> **SUPPLIED INFORMATION**
◇ ◇ ◇

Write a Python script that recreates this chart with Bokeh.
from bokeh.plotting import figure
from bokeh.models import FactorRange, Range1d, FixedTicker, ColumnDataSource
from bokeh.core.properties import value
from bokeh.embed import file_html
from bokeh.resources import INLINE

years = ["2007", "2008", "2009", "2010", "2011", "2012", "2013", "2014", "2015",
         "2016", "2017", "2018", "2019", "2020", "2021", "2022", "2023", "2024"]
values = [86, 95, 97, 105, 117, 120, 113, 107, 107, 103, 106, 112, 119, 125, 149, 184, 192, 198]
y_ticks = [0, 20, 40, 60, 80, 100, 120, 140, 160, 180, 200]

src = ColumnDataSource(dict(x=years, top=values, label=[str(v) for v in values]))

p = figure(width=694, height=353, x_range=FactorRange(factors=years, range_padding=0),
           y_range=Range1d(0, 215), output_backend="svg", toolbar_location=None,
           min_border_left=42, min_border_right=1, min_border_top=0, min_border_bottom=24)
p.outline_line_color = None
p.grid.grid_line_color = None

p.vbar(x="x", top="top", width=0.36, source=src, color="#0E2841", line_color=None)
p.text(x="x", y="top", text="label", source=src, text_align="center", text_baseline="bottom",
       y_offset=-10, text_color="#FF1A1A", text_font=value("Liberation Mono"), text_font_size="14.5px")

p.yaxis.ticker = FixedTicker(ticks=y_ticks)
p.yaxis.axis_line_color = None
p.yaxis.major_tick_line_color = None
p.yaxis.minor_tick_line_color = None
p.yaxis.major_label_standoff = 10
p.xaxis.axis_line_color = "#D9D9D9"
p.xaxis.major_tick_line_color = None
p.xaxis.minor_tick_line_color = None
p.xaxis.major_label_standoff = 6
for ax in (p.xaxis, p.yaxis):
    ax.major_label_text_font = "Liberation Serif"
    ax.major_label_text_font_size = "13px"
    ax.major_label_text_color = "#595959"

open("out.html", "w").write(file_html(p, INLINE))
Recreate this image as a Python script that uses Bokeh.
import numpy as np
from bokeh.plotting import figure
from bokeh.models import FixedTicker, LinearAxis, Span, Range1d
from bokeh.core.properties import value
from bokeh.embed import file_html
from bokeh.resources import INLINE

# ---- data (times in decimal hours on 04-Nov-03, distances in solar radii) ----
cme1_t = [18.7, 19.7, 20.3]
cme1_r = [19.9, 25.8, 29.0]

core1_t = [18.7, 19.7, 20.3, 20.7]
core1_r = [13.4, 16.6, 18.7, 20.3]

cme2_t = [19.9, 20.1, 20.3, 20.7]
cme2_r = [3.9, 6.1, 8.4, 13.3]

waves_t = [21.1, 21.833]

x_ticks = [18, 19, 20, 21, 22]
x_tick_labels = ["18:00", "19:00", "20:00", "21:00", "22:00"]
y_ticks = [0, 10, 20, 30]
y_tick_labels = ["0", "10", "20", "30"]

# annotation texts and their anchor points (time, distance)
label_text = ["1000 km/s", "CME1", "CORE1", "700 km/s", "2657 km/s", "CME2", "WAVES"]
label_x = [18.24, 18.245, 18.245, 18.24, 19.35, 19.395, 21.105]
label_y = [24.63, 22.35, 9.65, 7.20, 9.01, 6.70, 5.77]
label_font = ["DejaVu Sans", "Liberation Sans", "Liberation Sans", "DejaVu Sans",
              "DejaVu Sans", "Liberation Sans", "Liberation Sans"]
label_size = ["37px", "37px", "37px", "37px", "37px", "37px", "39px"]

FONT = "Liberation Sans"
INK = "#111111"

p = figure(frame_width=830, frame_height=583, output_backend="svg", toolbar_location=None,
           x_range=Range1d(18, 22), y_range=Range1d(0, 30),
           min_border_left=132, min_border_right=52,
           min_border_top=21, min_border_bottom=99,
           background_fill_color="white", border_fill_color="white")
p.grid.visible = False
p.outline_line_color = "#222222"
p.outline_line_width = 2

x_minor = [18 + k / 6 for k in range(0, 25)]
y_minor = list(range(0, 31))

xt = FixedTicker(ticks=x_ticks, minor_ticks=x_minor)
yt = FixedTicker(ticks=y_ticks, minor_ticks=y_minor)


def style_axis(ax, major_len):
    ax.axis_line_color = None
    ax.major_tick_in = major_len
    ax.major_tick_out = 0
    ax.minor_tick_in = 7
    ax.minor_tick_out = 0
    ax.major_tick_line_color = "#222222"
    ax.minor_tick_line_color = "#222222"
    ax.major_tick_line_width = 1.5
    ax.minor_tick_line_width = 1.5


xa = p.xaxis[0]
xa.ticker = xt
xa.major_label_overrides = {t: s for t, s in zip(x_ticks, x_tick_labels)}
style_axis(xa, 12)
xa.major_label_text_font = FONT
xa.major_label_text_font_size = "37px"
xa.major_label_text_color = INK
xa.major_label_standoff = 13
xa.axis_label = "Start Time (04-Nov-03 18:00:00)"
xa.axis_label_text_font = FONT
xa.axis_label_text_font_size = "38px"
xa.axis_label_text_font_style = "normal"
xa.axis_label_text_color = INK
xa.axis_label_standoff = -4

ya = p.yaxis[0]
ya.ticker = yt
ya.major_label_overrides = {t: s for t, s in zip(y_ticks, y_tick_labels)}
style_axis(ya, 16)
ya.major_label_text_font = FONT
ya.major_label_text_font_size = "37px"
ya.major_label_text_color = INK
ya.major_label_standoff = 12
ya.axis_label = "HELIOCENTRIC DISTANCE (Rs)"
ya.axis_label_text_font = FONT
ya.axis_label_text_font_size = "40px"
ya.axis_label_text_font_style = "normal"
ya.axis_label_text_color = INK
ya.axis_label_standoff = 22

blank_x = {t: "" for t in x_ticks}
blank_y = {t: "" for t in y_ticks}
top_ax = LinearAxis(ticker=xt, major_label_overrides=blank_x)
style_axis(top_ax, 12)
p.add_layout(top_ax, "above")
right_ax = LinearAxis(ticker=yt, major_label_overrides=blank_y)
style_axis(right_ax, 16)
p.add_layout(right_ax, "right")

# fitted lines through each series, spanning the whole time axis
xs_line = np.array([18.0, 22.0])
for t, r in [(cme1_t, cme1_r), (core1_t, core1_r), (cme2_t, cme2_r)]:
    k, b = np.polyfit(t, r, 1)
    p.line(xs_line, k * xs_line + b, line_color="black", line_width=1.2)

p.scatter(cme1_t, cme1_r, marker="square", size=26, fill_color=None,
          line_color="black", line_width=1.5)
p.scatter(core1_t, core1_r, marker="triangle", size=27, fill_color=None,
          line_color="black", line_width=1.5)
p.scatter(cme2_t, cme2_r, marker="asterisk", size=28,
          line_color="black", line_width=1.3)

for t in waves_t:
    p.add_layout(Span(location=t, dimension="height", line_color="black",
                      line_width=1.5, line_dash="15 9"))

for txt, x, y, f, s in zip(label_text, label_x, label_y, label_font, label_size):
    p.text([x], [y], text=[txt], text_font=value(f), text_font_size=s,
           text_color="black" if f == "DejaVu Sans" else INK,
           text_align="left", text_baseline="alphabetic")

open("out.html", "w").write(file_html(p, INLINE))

◇ ◇ ◇

> **TASK DETAILS**
Give an exact copy of all the data shown above.

> **RESULT OF THE EXERCISE**
Write a Python script that recreates this chart with Bokeh.
from bokeh.plotting import figure
from bokeh.models import FactorRange, Range1d, FixedTicker, ColumnDataSource
from bokeh.core.properties import value
from bokeh.embed import file_html
from bokeh.resources import INLINE

years = ["2007", "2008", "2009", "2010", "2011", "2012", "2013", "2014", "2015",
         "2016", "2017", "2018", "2019", "2020", "2021", "2022", "2023", "2024"]
values = [86, 95, 97, 105, 117, 120, 113, 107, 107, 103, 106, 112, 119, 125, 149, 184, 192, 198]
y_ticks = [0, 20, 40, 60, 80, 100, 120, 140, 160, 180, 200]

src = ColumnDataSource(dict(x=years, top=values, label=[str(v) for v in values]))

p = figure(width=694, height=353, x_range=FactorRange(factors=years, range_padding=0),
           y_range=Range1d(0, 215), output_backend="svg", toolbar_location=None,
           min_border_left=42, min_border_right=1, min_border_top=0, min_border_bottom=24)
p.outline_line_color = None
p.grid.grid_line_color = None

p.vbar(x="x", top="top", width=0.36, source=src, color="#0E2841", line_color=None)
p.text(x="x", y="top", text="label", source=src, text_align="center", text_baseline="bottom",
       y_offset=-10, text_color="#FF1A1A", text_font=value("Liberation Mono"), text_font_size="14.5px")

p.yaxis.ticker = FixedTicker(ticks=y_ticks)
p.yaxis.axis_line_color = None
p.yaxis.major_tick_line_color = None
p.yaxis.minor_tick_line_color = None
p.yaxis.major_label_standoff = 10
p.xaxis.axis_line_color = "#D9D9D9"
p.xaxis.major_tick_line_color = None
p.xaxis.minor_tick_line_color = None
p.xaxis.major_label_standoff = 6
for ax in (p.xaxis, p.yaxis):
    ax.major_label_text_font = "Liberation Serif"
    ax.major_label_text_font_size = "13px"
    ax.major_label_text_color = "#595959"

open("out.html", "w").write(file_html(p, INLINE))
Recreate this image as a Python script that uses Bokeh.
import numpy as np
from bokeh.plotting import figure
from bokeh.models import FixedTicker, LinearAxis, Span, Range1d
from bokeh.core.properties import value
from bokeh.embed import file_html
from bokeh.resources import INLINE

# ---- data (times in decimal hours on 04-Nov-03, distances in solar radii) ----
cme1_t = [18.7, 19.7, 20.3]
cme1_r = [19.9, 25.8, 29.0]

core1_t = [18.7, 19.7, 20.3, 20.7]
core1_r = [13.4, 16.6, 18.7, 20.3]

cme2_t = [19.9, 20.1, 20.3, 20.7]
cme2_r = [3.9, 6.1, 8.4, 13.3]

waves_t = [21.1, 21.833]

x_ticks = [18, 19, 20, 21, 22]
x_tick_labels = ["18:00", "19:00", "20:00", "21:00", "22:00"]
y_ticks = [0, 10, 20, 30]
y_tick_labels = ["0", "10", "20", "30"]

# annotation texts and their anchor points (time, distance)
label_text = ["1000 km/s", "CME1", "CORE1", "700 km/s", "2657 km/s", "CME2", "WAVES"]
label_x = [18.24, 18.245, 18.245, 18.24, 19.35, 19.395, 21.105]
label_y = [24.63, 22.35, 9.65, 7.20, 9.01, 6.70, 5.77]
label_font = ["DejaVu Sans", "Liberation Sans", "Liberation Sans", "DejaVu Sans",
              "DejaVu Sans", "Liberation Sans", "Liberation Sans"]
label_size = ["37px", "37px", "37px", "37px", "37px", "37px", "39px"]

FONT = "Liberation Sans"
INK = "#111111"

p = figure(frame_width=830, frame_height=583, output_backend="svg", toolbar_location=None,
           x_range=Range1d(18, 22), y_range=Range1d(0, 30),
           min_border_left=132, min_border_right=52,
           min_border_top=21, min_border_bottom=99,
           background_fill_color="white", border_fill_color="white")
p.grid.visible = False
p.outline_line_color = "#222222"
p.outline_line_width = 2

x_minor = [18 + k / 6 for k in range(0, 25)]
y_minor = list(range(0, 31))

xt = FixedTicker(ticks=x_ticks, minor_ticks=x_minor)
yt = FixedTicker(ticks=y_ticks, minor_ticks=y_minor)


def style_axis(ax, major_len):
    ax.axis_line_color = None
    ax.major_tick_in = major_len
    ax.major_tick_out = 0
    ax.minor_tick_in = 7
    ax.minor_tick_out = 0
    ax.major_tick_line_color = "#222222"
    ax.minor_tick_line_color = "#222222"
    ax.major_tick_line_width = 1.5
    ax.minor_tick_line_width = 1.5


xa = p.xaxis[0]
xa.ticker = xt
xa.major_label_overrides = {t: s for t, s in zip(x_ticks, x_tick_labels)}
style_axis(xa, 12)
xa.major_label_text_font = FONT
xa.major_label_text_font_size = "37px"
xa.major_label_text_color = INK
xa.major_label_standoff = 13
xa.axis_label = "Start Time (04-Nov-03 18:00:00)"
xa.axis_label_text_font = FONT
xa.axis_label_text_font_size = "38px"
xa.axis_label_text_font_style = "normal"
xa.axis_label_text_color = INK
xa.axis_label_standoff = -4

ya = p.yaxis[0]
ya.ticker = yt
ya.major_label_overrides = {t: s for t, s in zip(y_ticks, y_tick_labels)}
style_axis(ya, 16)
ya.major_label_text_font = FONT
ya.major_label_text_font_size = "37px"
ya.major_label_text_color = INK
ya.major_label_standoff = 12
ya.axis_label = "HELIOCENTRIC DISTANCE (Rs)"
ya.axis_label_text_font = FONT
ya.axis_label_text_font_size = "40px"
ya.axis_label_text_font_style = "normal"
ya.axis_label_text_color = INK
ya.axis_label_standoff = 22

blank_x = {t: "" for t in x_ticks}
blank_y = {t: "" for t in y_ticks}
top_ax = LinearAxis(ticker=xt, major_label_overrides=blank_x)
style_axis(top_ax, 12)
p.add_layout(top_ax, "above")
right_ax = LinearAxis(ticker=yt, major_label_overrides=blank_y)
style_axis(right_ax, 16)
p.add_layout(right_ax, "right")

# fitted lines through each series, spanning the whole time axis
xs_line = np.array([18.0, 22.0])
for t, r in [(cme1_t, cme1_r), (core1_t, core1_r), (cme2_t, cme2_r)]:
    k, b = np.polyfit(t, r, 1)
    p.line(xs_line, k * xs_line + b, line_color="black", line_width=1.2)

p.scatter(cme1_t, cme1_r, marker="square", size=26, fill_color=None,
          line_color="black", line_width=1.5)
p.scatter(core1_t, core1_r, marker="triangle", size=27, fill_color=None,
          line_color="black", line_width=1.5)
p.scatter(cme2_t, cme2_r, marker="asterisk", size=28,
          line_color="black", line_width=1.3)

for t in waves_t:
    p.add_layout(Span(location=t, dimension="height", line_color="black",
                      line_width=1.5, line_dash="15 9"))

for txt, x, y, f, s in zip(label_text, label_x, label_y, label_font, label_size):
    p.text([x], [y], text=[txt], text_font=value(f), text_font_size=s,
           text_color="black" if f == "DejaVu Sans" else INK,
           text_align="left", text_baseline="alphabetic")

open("out.html", "w").write(file_html(p, INLINE))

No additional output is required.